#### Exercise instructions:
Return the listing below exactly, with the pictures dropped.
***** Information shown *****
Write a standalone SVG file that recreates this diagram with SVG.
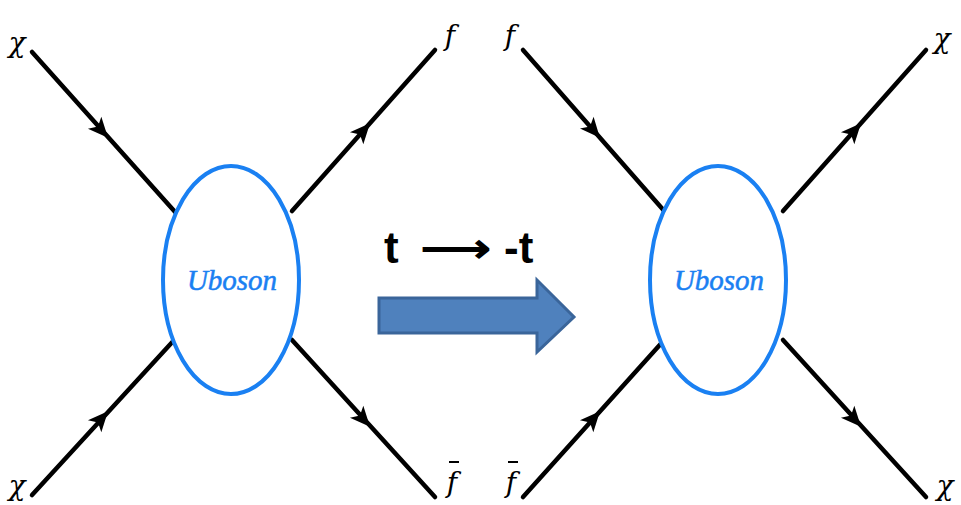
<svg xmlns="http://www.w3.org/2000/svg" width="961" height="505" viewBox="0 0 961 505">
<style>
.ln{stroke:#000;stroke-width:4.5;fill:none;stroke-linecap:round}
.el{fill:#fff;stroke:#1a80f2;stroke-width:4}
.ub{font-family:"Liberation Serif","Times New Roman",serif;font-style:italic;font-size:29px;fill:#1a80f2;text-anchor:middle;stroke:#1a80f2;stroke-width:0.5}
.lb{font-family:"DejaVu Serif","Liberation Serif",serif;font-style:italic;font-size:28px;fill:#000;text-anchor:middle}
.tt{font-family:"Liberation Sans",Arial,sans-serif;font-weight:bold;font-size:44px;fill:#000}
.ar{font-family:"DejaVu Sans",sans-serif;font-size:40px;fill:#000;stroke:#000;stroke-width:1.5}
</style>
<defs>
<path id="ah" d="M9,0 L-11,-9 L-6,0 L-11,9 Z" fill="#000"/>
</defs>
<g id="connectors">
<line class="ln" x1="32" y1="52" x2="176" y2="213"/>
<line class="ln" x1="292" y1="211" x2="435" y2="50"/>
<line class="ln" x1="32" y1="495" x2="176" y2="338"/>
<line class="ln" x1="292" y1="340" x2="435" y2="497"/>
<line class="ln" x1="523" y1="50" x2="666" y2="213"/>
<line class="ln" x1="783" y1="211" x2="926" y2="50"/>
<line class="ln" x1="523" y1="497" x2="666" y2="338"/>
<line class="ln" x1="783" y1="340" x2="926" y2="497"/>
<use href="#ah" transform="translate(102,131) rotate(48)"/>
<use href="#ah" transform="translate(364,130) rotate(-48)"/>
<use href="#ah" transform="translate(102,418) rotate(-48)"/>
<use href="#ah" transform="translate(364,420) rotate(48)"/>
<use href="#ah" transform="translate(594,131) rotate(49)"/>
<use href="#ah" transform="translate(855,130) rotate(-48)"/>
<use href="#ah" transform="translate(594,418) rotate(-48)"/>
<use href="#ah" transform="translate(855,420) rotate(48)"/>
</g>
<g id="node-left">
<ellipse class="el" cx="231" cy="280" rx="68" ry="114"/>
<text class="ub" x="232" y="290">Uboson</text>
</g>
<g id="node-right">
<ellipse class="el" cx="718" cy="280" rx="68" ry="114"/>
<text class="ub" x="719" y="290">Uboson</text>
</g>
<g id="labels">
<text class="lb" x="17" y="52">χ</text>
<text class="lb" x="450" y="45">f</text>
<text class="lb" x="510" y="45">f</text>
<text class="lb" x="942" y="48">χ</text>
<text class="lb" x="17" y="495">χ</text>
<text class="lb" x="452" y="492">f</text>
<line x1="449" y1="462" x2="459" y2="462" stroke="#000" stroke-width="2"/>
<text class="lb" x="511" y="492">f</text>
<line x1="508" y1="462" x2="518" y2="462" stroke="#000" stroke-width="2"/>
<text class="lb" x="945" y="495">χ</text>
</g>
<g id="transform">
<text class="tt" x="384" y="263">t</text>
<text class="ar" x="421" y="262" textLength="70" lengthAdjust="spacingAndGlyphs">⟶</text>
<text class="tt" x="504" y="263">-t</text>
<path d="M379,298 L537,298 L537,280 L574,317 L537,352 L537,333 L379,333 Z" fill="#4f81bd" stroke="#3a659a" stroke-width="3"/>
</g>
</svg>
*****
#### Full response:
Write a standalone SVG file that recreates this diagram with SVG.
<svg xmlns="http://www.w3.org/2000/svg" width="961" height="505" viewBox="0 0 961 505">
<style>
.ln{stroke:#000;stroke-width:4.5;fill:none;stroke-linecap:round}
.el{fill:#fff;stroke:#1a80f2;stroke-width:4}
.ub{font-family:"Liberation Serif","Times New Roman",serif;font-style:italic;font-size:29px;fill:#1a80f2;text-anchor:middle;stroke:#1a80f2;stroke-width:0.5}
.lb{font-family:"DejaVu Serif","Liberation Serif",serif;font-style:italic;font-size:28px;fill:#000;text-anchor:middle}
.tt{font-family:"Liberation Sans",Arial,sans-serif;font-weight:bold;font-size:44px;fill:#000}
.ar{font-family:"DejaVu Sans",sans-serif;font-size:40px;fill:#000;stroke:#000;stroke-width:1.5}
</style>
<defs>
<path id="ah" d="M9,0 L-11,-9 L-6,0 L-11,9 Z" fill="#000"/>
</defs>
<g id="connectors">
<line class="ln" x1="32" y1="52" x2="176" y2="213"/>
<line class="ln" x1="292" y1="211" x2="435" y2="50"/>
<line class="ln" x1="32" y1="495" x2="176" y2="338"/>
<line class="ln" x1="292" y1="340" x2="435" y2="497"/>
<line class="ln" x1="523" y1="50" x2="666" y2="213"/>
<line class="ln" x1="783" y1="211" x2="926" y2="50"/>
<line class="ln" x1="523" y1="497" x2="666" y2="338"/>
<line class="ln" x1="783" y1="340" x2="926" y2="497"/>
<use href="#ah" transform="translate(102,131) rotate(48)"/>
<use href="#ah" transform="translate(364,130) rotate(-48)"/>
<use href="#ah" transform="translate(102,418) rotate(-48)"/>
<use href="#ah" transform="translate(364,420) rotate(48)"/>
<use href="#ah" transform="translate(594,131) rotate(49)"/>
<use href="#ah" transform="translate(855,130) rotate(-48)"/>
<use href="#ah" transform="translate(594,418) rotate(-48)"/>
<use href="#ah" transform="translate(855,420) rotate(48)"/>
</g>
<g id="node-left">
<ellipse class="el" cx="231" cy="280" rx="68" ry="114"/>
<text class="ub" x="232" y="290">Uboson</text>
</g>
<g id="node-right">
<ellipse class="el" cx="718" cy="280" rx="68" ry="114"/>
<text class="ub" x="719" y="290">Uboson</text>
</g>
<g id="labels">
<text class="lb" x="17" y="52">χ</text>
<text class="lb" x="450" y="45">f</text>
<text class="lb" x="510" y="45">f</text>
<text class="lb" x="942" y="48">χ</text>
<text class="lb" x="17" y="495">χ</text>
<text class="lb" x="452" y="492">f</text>
<line x1="449" y1="462" x2="459" y2="462" stroke="#000" stroke-width="2"/>
<text class="lb" x="511" y="492">f</text>
<line x1="508" y1="462" x2="518" y2="462" stroke="#000" stroke-width="2"/>
<text class="lb" x="945" y="495">χ</text>
</g>
<g id="transform">
<text class="tt" x="384" y="263">t</text>
<text class="ar" x="421" y="262" textLength="70" lengthAdjust="spacingAndGlyphs">⟶</text>
<text class="tt" x="504" y="263">-t</text>
<path d="M379,298 L537,298 L537,280 L574,317 L537,352 L537,333 L379,333 Z" fill="#4f81bd" stroke="#3a659a" stroke-width="3"/>
</g>
</svg>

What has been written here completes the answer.